# Trivial representation from the Young symmetrizer

I am following the notation about Young symmetrizer introduced in Fulton & Harris and here. I know that for a general $$d$$, the partition $$(d)$$ of $$d$$ gives rise the trivial representation of $$S_d$$. In a general setting, the irreducible representation $$V_\lambda$$ corresponding to some partition $$\lambda$$ of $$d$$ is given by $$V_\lambda=\mathbb CS_d\cdot c_\lambda,$$ where $$c_\lambda$$ is the Young symmetrizer, in particular, the trivial symmetrizer is given by $$\sum_{\sigma\in S_d}e_\sigma$$, so that we should have $$\mathbb CS_d\cdot c_\lambda=\mathbb C \cdot \sum_{\sigma\in S_d}e_\sigma. \tag{*}$$ In everything I have found online and textbooks, it is claimed that this is the case, but I have not found any proof and I just cannot see it. I do not know what I am missing, for if $$v\in \mathbb CS_d$$, then we can write $$v=\sum_{\sigma\in S_d}\mu_\sigma e_\sigma$$, and by right multiplication by $$c_\lambda$$ yields $$\sum_{g,h\in S_d}\mu_g e_{g\cdot h}.$$ This should just be a scalar times the diagonal, for $$(1)$$ to be true, but I cannot see this being true.
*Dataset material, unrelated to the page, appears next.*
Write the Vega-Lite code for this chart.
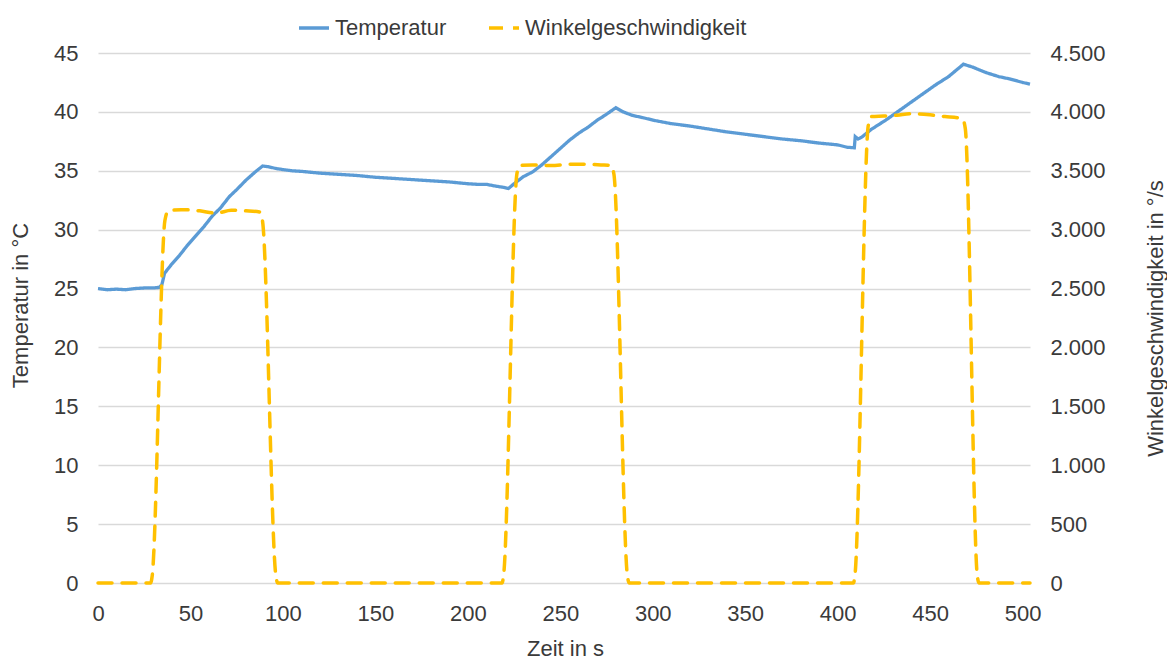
{
  "$schema": "https://vega.github.io/schema/vega-lite/v6.json",
  "autosize": {"type": "none"},
  "padding": {"left": 98, "top": 53, "right": 137, "bottom": 76},
  "width": 932,
  "height": 530,
  "background": "white",
  "config": {
    "view": {"stroke": null},
    "font": "Liberation Sans",
    "axis": {"labelFont": "Liberation Sans", "titleFont": "Liberation Sans", "labelFontSize": 22, "titleFontSize": 22, "labelColor": "#3A3A3A", "titleColor": "#3A3A3A", "titleFontWeight": "normal", "ticks": false, "domain": false},
    "legend": {"labelFont": "Liberation Sans", "labelFontSize": 22, "labelColor": "#3A3A3A", "labelLimit": 0}
  },
  "data": {"values": [
    {"t": 0, "s": "Temperatur", "v": 25.0},
    {"t": 5, "s": "Temperatur", "v": 24.9},
    {"t": 10, "s": "Temperatur", "v": 24.95},
    {"t": 15, "s": "Temperatur", "v": 24.9},
    {"t": 20, "s": "Temperatur", "v": 25.0},
    {"t": 25, "s": "Temperatur", "v": 25.05},
    {"t": 30, "s": "Temperatur", "v": 25.05},
    {"t": 33, "s": "Temperatur", "v": 25.1},
    {"t": 34.5, "s": "Temperatur", "v": 25.3},
    {"t": 36, "s": "Temperatur", "v": 26.3},
    {"t": 40, "s": "Temperatur", "v": 27.1},
    {"t": 44, "s": "Temperatur", "v": 27.8},
    {"t": 48, "s": "Temperatur", "v": 28.6},
    {"t": 53, "s": "Temperatur", "v": 29.5},
    {"t": 57, "s": "Temperatur", "v": 30.2},
    {"t": 62, "s": "Temperatur", "v": 31.2},
    {"t": 66, "s": "Temperatur", "v": 31.8},
    {"t": 71, "s": "Temperatur", "v": 32.8},
    {"t": 75, "s": "Temperatur", "v": 33.4},
    {"t": 80, "s": "Temperatur", "v": 34.2},
    {"t": 85, "s": "Temperatur", "v": 34.9},
    {"t": 89, "s": "Temperatur", "v": 35.4},
    {"t": 92, "s": "Temperatur", "v": 35.35},
    {"t": 96, "s": "Temperatur", "v": 35.2},
    {"t": 100, "s": "Temperatur", "v": 35.1},
    {"t": 105, "s": "Temperatur", "v": 35.0},
    {"t": 110, "s": "Temperatur", "v": 34.95},
    {"t": 120, "s": "Temperatur", "v": 34.8},
    {"t": 130, "s": "Temperatur", "v": 34.7},
    {"t": 140, "s": "Temperatur", "v": 34.6},
    {"t": 150, "s": "Temperatur", "v": 34.45},
    {"t": 160, "s": "Temperatur", "v": 34.35},
    {"t": 170, "s": "Temperatur", "v": 34.25},
    {"t": 180, "s": "Temperatur", "v": 34.15},
    {"t": 190, "s": "Temperatur", "v": 34.05},
    {"t": 200, "s": "Temperatur", "v": 33.9},
    {"t": 205, "s": "Temperatur", "v": 33.85},
    {"t": 210, "s": "Temperatur", "v": 33.85},
    {"t": 215, "s": "Temperatur", "v": 33.7},
    {"t": 219, "s": "Temperatur", "v": 33.6},
    {"t": 222, "s": "Temperatur", "v": 33.5},
    {"t": 225, "s": "Temperatur", "v": 33.9},
    {"t": 230, "s": "Temperatur", "v": 34.5},
    {"t": 235, "s": "Temperatur", "v": 34.9},
    {"t": 240, "s": "Temperatur", "v": 35.5},
    {"t": 245, "s": "Temperatur", "v": 36.2},
    {"t": 250, "s": "Temperatur", "v": 36.9},
    {"t": 255, "s": "Temperatur", "v": 37.6},
    {"t": 260, "s": "Temperatur", "v": 38.2},
    {"t": 265, "s": "Temperatur", "v": 38.7},
    {"t": 270, "s": "Temperatur", "v": 39.3},
    {"t": 275, "s": "Temperatur", "v": 39.8},
    {"t": 280, "s": "Temperatur", "v": 40.35},
    {"t": 284, "s": "Temperatur", "v": 40.0},
    {"t": 289, "s": "Temperatur", "v": 39.7},
    {"t": 295, "s": "Temperatur", "v": 39.5},
    {"t": 300, "s": "Temperatur", "v": 39.3},
    {"t": 310, "s": "Temperatur", "v": 39.0},
    {"t": 320, "s": "Temperatur", "v": 38.8},
    {"t": 330, "s": "Temperatur", "v": 38.55},
    {"t": 340, "s": "Temperatur", "v": 38.3},
    {"t": 350, "s": "Temperatur", "v": 38.1},
    {"t": 360, "s": "Temperatur", "v": 37.9},
    {"t": 370, "s": "Temperatur", "v": 37.7},
    {"t": 380, "s": "Temperatur", "v": 37.55},
    {"t": 390, "s": "Temperatur", "v": 37.35},
    {"t": 400, "s": "Temperatur", "v": 37.2},
    {"t": 405, "s": "Temperatur", "v": 37.0},
    {"t": 409, "s": "Temperatur", "v": 36.95},
    {"t": 409.5, "s": "Temperatur", "v": 37.9},
    {"t": 411, "s": "Temperatur", "v": 37.7},
    {"t": 413, "s": "Temperatur", "v": 37.85},
    {"t": 418, "s": "Temperatur", "v": 38.5},
    {"t": 426, "s": "Temperatur", "v": 39.3},
    {"t": 435, "s": "Temperatur", "v": 40.3},
    {"t": 444, "s": "Temperatur", "v": 41.3},
    {"t": 453, "s": "Temperatur", "v": 42.3},
    {"t": 460, "s": "Temperatur", "v": 43.0},
    {"t": 468, "s": "Temperatur", "v": 44.05},
    {"t": 473, "s": "Temperatur", "v": 43.8},
    {"t": 480, "s": "Temperatur", "v": 43.35},
    {"t": 487, "s": "Temperatur", "v": 43.0},
    {"t": 493, "s": "Temperatur", "v": 42.8},
    {"t": 500, "s": "Temperatur", "v": 42.5},
    {"t": 504, "s": "Temperatur", "v": 42.35},
    {"t": 0, "s": "Winkelgeschwindigkeit", "v": 0},
    {"t": 15, "s": "Winkelgeschwindigkeit", "v": 0},
    {"t": 28.5, "s": "Winkelgeschwindigkeit", "v": 0},
    {"t": 29.3, "s": "Winkelgeschwindigkeit", "v": 60},
    {"t": 36.2, "s": "Winkelgeschwindigkeit", "v": 3080},
    {"t": 38, "s": "Winkelgeschwindigkeit", "v": 3160},
    {"t": 45, "s": "Winkelgeschwindigkeit", "v": 3170},
    {"t": 55, "s": "Winkelgeschwindigkeit", "v": 3160},
    {"t": 64, "s": "Winkelgeschwindigkeit", "v": 3140},
    {"t": 72, "s": "Winkelgeschwindigkeit", "v": 3165},
    {"t": 80, "s": "Winkelgeschwindigkeit", "v": 3160},
    {"t": 87.5, "s": "Winkelgeschwindigkeit", "v": 3150},
    {"t": 89, "s": "Winkelgeschwindigkeit", "v": 3070},
    {"t": 96.2, "s": "Winkelgeschwindigkeit", "v": 60},
    {"t": 97.2, "s": "Winkelgeschwindigkeit", "v": 0},
    {"t": 150, "s": "Winkelgeschwindigkeit", "v": 0},
    {"t": 218.5, "s": "Winkelgeschwindigkeit", "v": 0},
    {"t": 219.3, "s": "Winkelgeschwindigkeit", "v": 60},
    {"t": 226.5, "s": "Winkelgeschwindigkeit", "v": 3470},
    {"t": 228, "s": "Winkelgeschwindigkeit", "v": 3545},
    {"t": 235, "s": "Winkelgeschwindigkeit", "v": 3550},
    {"t": 245, "s": "Winkelgeschwindigkeit", "v": 3545},
    {"t": 255, "s": "Winkelgeschwindigkeit", "v": 3555},
    {"t": 265, "s": "Winkelgeschwindigkeit", "v": 3555},
    {"t": 272, "s": "Winkelgeschwindigkeit", "v": 3550},
    {"t": 277.5, "s": "Winkelgeschwindigkeit", "v": 3545},
    {"t": 279, "s": "Winkelgeschwindigkeit", "v": 3470},
    {"t": 286.3, "s": "Winkelgeschwindigkeit", "v": 60},
    {"t": 287.3, "s": "Winkelgeschwindigkeit", "v": 0},
    {"t": 350, "s": "Winkelgeschwindigkeit", "v": 0},
    {"t": 408.5, "s": "Winkelgeschwindigkeit", "v": 0},
    {"t": 409.3, "s": "Winkelgeschwindigkeit", "v": 60},
    {"t": 416.5, "s": "Winkelgeschwindigkeit", "v": 3880},
    {"t": 418, "s": "Winkelgeschwindigkeit", "v": 3960},
    {"t": 425, "s": "Winkelgeschwindigkeit", "v": 3965},
    {"t": 432, "s": "Winkelgeschwindigkeit", "v": 3972},
    {"t": 440, "s": "Winkelgeschwindigkeit", "v": 3985},
    {"t": 450, "s": "Winkelgeschwindigkeit", "v": 3975},
    {"t": 458, "s": "Winkelgeschwindigkeit", "v": 3960},
    {"t": 465, "s": "Winkelgeschwindigkeit", "v": 3950},
    {"t": 467.5, "s": "Winkelgeschwindigkeit", "v": 3940},
    {"t": 469, "s": "Winkelgeschwindigkeit", "v": 3860},
    {"t": 475.5, "s": "Winkelgeschwindigkeit", "v": 60},
    {"t": 476.5, "s": "Winkelgeschwindigkeit", "v": 0},
    {"t": 490, "s": "Winkelgeschwindigkeit", "v": 0},
    {"t": 504, "s": "Winkelgeschwindigkeit", "v": 0}
  ]},
  "encoding": {
    "x": {"field": "t", "type": "quantitative",
      "scale": {"domain": [0, 504], "nice": false, "zero": false},
      "axis": {"values": [0, 50, 100, 150, 200, 250, 300, 350, 400, 450, 500], "grid": false, "labelFlush": false, "labelPadding": 20, "title": "Zeit in s", "titleX": 467, "titleY": 65, "titleBaseline": "middle"}},
    "color": {"field": "s", "type": "nominal",
      "scale": {"domain": ["Temperatur", "Winkelgeschwindigkeit"], "range": ["#5B9BD5", "#FFC000"]},
      "legend": {"title": null, "orient": "none", "direction": "horizontal", "legendX": 199, "legendY": -42, "symbolType": "stroke", "symbolSize": 900, "symbolStrokeWidth": 3.5, "labelOffset": 4, "columnPadding": 35, "padding": 0}},
    "strokeDash": {"field": "s", "type": "nominal",
      "scale": {"domain": ["Temperatur", "Winkelgeschwindigkeit"], "range": [[1, 0], [14, 10]]},
      "legend": {"title": null, "orient": "none", "direction": "horizontal", "legendX": 199, "legendY": -42, "symbolType": "stroke", "symbolSize": 900, "symbolStrokeWidth": 3.5, "labelOffset": 4, "columnPadding": 35, "padding": 0}}
  },
  "layer": [
    {
      "transform": [{"filter": "datum.s === 'Temperatur'"}],
      "mark": {"type": "line", "strokeWidth": 3.3, "interpolate": "linear"},
      "encoding": {
        "y": {"field": "v", "type": "quantitative",
          "scale": {"domain": [0, 45], "nice": false},
          "axis": {"orient": "left", "values": [0, 5, 10, 15, 20, 25, 30, 35, 40, 45], "grid": true, "gridColor": "#D9D9D9", "gridWidth": 1.3, "labelPadding": 20, "title": "Temperatur in °C", "titleX": -78, "titleY": 252, "titleBaseline": "middle", "titleAngle": 270}}
      }
    },
    {
      "transform": [{"filter": "datum.s === 'Winkelgeschwindigkeit'"}],
      "mark": {"type": "line", "strokeWidth": 3.5, "interpolate": "monotone", "strokeCap": "round"},
      "encoding": {
        "y": {"field": "v", "type": "quantitative",
          "scale": {"domain": [0, 4500], "nice": false},
          "axis": {"orient": "right", "values": [0, 500, 1000, 1500, 2000, 2500, 3000, 3500, 4000, 4500], "grid": false, "labelPadding": 20, "labelExpr": "replace(format(datum.value, ',d'), ',', '.')", "title": "Winkelgeschwindigkeit in °/s", "titleX": 125, "titleY": 265, "titleBaseline": "middle", "titleAngle": 270}}
      }
    }
  ],
  "resolve": {"scale": {"y": "independent"}}
}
Recall that left multiplication by some $$g\in S_d$$ is a bijection in $$S_d$$, thus we can relabel our indices $$h\to s=g\cdot h$$ and now we have $$\sum_{g,h\in S_d }\mu_g e_{g\cdot h}=\sum_{g,s\in S_d} \mu_g e_s=\alpha \sum_{s\in S_d}e_s,$$ where $$\alpha=\sum_{g\in S_d} \mu_g\in\mathbb C$$.